____ Available data
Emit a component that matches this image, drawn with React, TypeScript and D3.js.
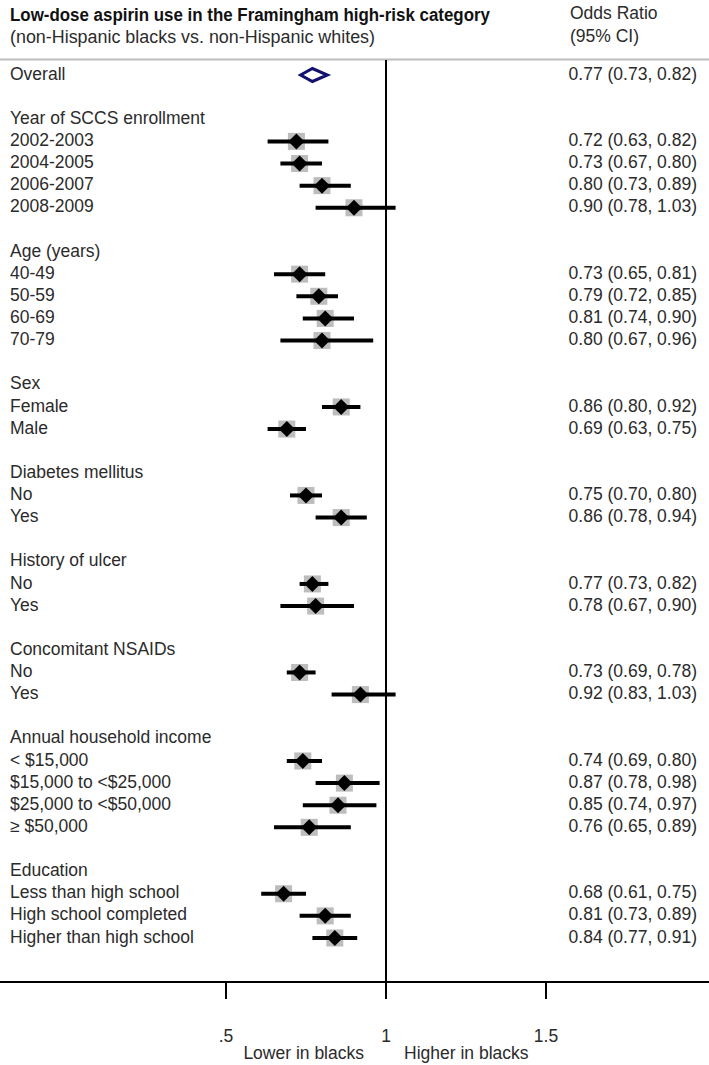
import React from "react";
import * as d3 from "d3";

const labels = [
  "Overall", "",
  "Year of SCCS enrollment", "2002-2003", "2004-2005", "2006-2007", "2008-2009", "",
  "Age (years)", "40-49", "50-59", "60-69", "70-79", "",
  "Sex", "Female", "Male", "",
  "Diabetes mellitus", "No", "Yes", "",
  "History of ulcer", "No", "Yes", "",
  "Concomitant NSAIDs", "No", "Yes", "",
  "Annual household income", "< $15,000", "$15,000 to <$25,000", "$25,000 to <$50,000", "\u2265 $50,000", "",
  "Education", "Less than high school", "High school completed", "Higher than high school",
];
const or: (number | null)[] = [
  0.77, null,
  null, 0.72, 0.73, 0.80, 0.90, null,
  null, 0.73, 0.79, 0.81, 0.80, null,
  null, 0.86, 0.69, null,
  null, 0.75, 0.86, null,
  null, 0.77, 0.78, null,
  null, 0.73, 0.92, null,
  null, 0.74, 0.87, 0.85, 0.76, null,
  null, 0.68, 0.81, 0.84,
];
const lo: (number | null)[] = [
  0.73, null,
  null, 0.63, 0.67, 0.73, 0.78, null,
  null, 0.65, 0.72, 0.74, 0.67, null,
  null, 0.80, 0.63, null,
  null, 0.70, 0.78, null,
  null, 0.73, 0.67, null,
  null, 0.69, 0.83, null,
  null, 0.69, 0.78, 0.74, 0.65, null,
  null, 0.61, 0.73, 0.77,
];
const hi: (number | null)[] = [
  0.82, null,
  null, 0.82, 0.80, 0.89, 1.03, null,
  null, 0.81, 0.85, 0.90, 0.96, null,
  null, 0.92, 0.75, null,
  null, 0.80, 0.94, null,
  null, 0.82, 0.90, null,
  null, 0.78, 1.03, null,
  null, 0.80, 0.98, 0.97, 0.89, null,
  null, 0.75, 0.89, 0.91,
];
const xTicks = [0.5, 1, 1.5];
const xTickLabels = [".5", "1", "1.5"];

const W = 709;
const H = 1065;
const FONT = "'Liberation Sans', Arial, sans-serif";
const FS = 17.5;

export default function App() {
  const x = d3.scaleLinear().domain([0.5, 1.5]).range([226, 546]);
  const y = d3.scaleLinear().domain([0, labels.length - 1]).range([75, 938]);
  const axisY = 982;
  const fmt = d3.format(".2f");
  const txt = "#2b2b2b";

  return (
    <svg width={W} height={H} style={{ position: "absolute", left: 0, top: 0, background: "#fff" }} fontFamily={FONT}>
      <rect x={0} y={0} width={W} height={H} fill="#fff" />
      {/* header */}
      <text x={10} y={16} fontSize={17.5} fontWeight="bold" fill="#111" dominantBaseline="middle" textLength={480} lengthAdjust="spacingAndGlyphs">
        Low-dose aspirin use in the Framingham high-risk category
      </text>
      <text x={10} y={38} fontSize={FS} fill={txt} dominantBaseline="middle" textLength={365} lengthAdjust="spacingAndGlyphs">
        (non-Hispanic blacks vs. non-Hispanic whites)
      </text>
      <text x={570} y={14} fontSize={FS} fill={txt} dominantBaseline="middle">Odds Ratio</text>
      <text x={570} y={37} fontSize={FS} fill={txt} dominantBaseline="middle">(95% CI)</text>
      <line x1={0} x2={W} y1={59.5} y2={59.5} stroke="#bdbdbd" strokeWidth={2} />

      {/* reference line */}
      <line x1={x(1)} x2={x(1)} y1={60} y2={axisY} stroke="#000" strokeWidth={2} />

      {labels.map((lab, i) => {
        if (lab === "") return null;
        const yy = y(i);
        return (
          <g key={i}>
            <text x={10} y={yy} fontSize={FS} fill={txt} dominantBaseline="middle">{lab}</text>
            {or[i] !== null && (
              <text x={697} y={yy} fontSize={FS} fill={txt} dominantBaseline="middle" textAnchor="end">
                {`${fmt(or[i] as number)} (${fmt(lo[i] as number)}, ${fmt(hi[i] as number)})`}
              </text>
            )}
          </g>
        );
      })}

      {/* estimates */}
      {labels.map((lab, i) => {
        if (or[i] === null || i === 0) return null;
        const yy = y(i);
        const cx = x(or[i] as number);
        const s = 17;
        const d = 8;
        return (
          <g key={"m" + i}>
            <rect x={cx - s / 2} y={yy - s / 2} width={s} height={s} fill="#bdbdbd" />
            <line x1={x(lo[i] as number)} x2={x(hi[i] as number)} y1={yy} y2={yy} stroke="#000" strokeWidth={4} />
            <path d={`M${cx - d},${yy} L${cx},${yy - d} L${cx + d},${yy} L${cx},${yy + d} Z`} fill="#000" />
          </g>
        );
      })}

      {/* overall diamond */}
      {(() => {
        const yy = y(0);
        const l = x(lo[0] as number);
        const r = x(hi[0] as number);
        const c = x(or[0] as number);
        return (
          <path d={`M${l + 1},${yy} L${c},${yy - 6.5} L${r - 1},${yy} L${c},${yy + 6.5} Z`} fill="none" stroke="#12126e" strokeWidth={3} strokeLinejoin="miter" />
        );
      })()}

      {/* axis */}
      <line x1={0} x2={W} y1={axisY} y2={axisY} stroke="#000" strokeWidth={2} />
      {xTicks.map((t, i) => (
        <g key={"t" + i}>
          <line x1={x(t)} x2={x(t)} y1={axisY} y2={axisY + 17} stroke="#000" strokeWidth={2} />
          <text x={x(t)} y={1037} fontSize={FS} fill={txt} textAnchor="middle" dominantBaseline="middle">{xTickLabels[i]}</text>
        </g>
      ))}
      <text x={x(1) - 22} y={1054} fontSize={FS} fill={txt} textAnchor="end" dominantBaseline="middle">Lower in blacks</text>
      <text x={x(1) + 18} y={1054} fontSize={FS} fill={txt} textAnchor="start" dominantBaseline="middle">Higher in blacks</text>
    </svg>
  );
}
________
» **Exercise directions**
Exactly restate the lines from the beginning of the data through the line with "import * as", and no others, keeping pictures out.

» **Answer below**
Emit a component that matches this image, drawn with React, TypeScript and D3.js.
import React from "react";
import * as d3 from "d3";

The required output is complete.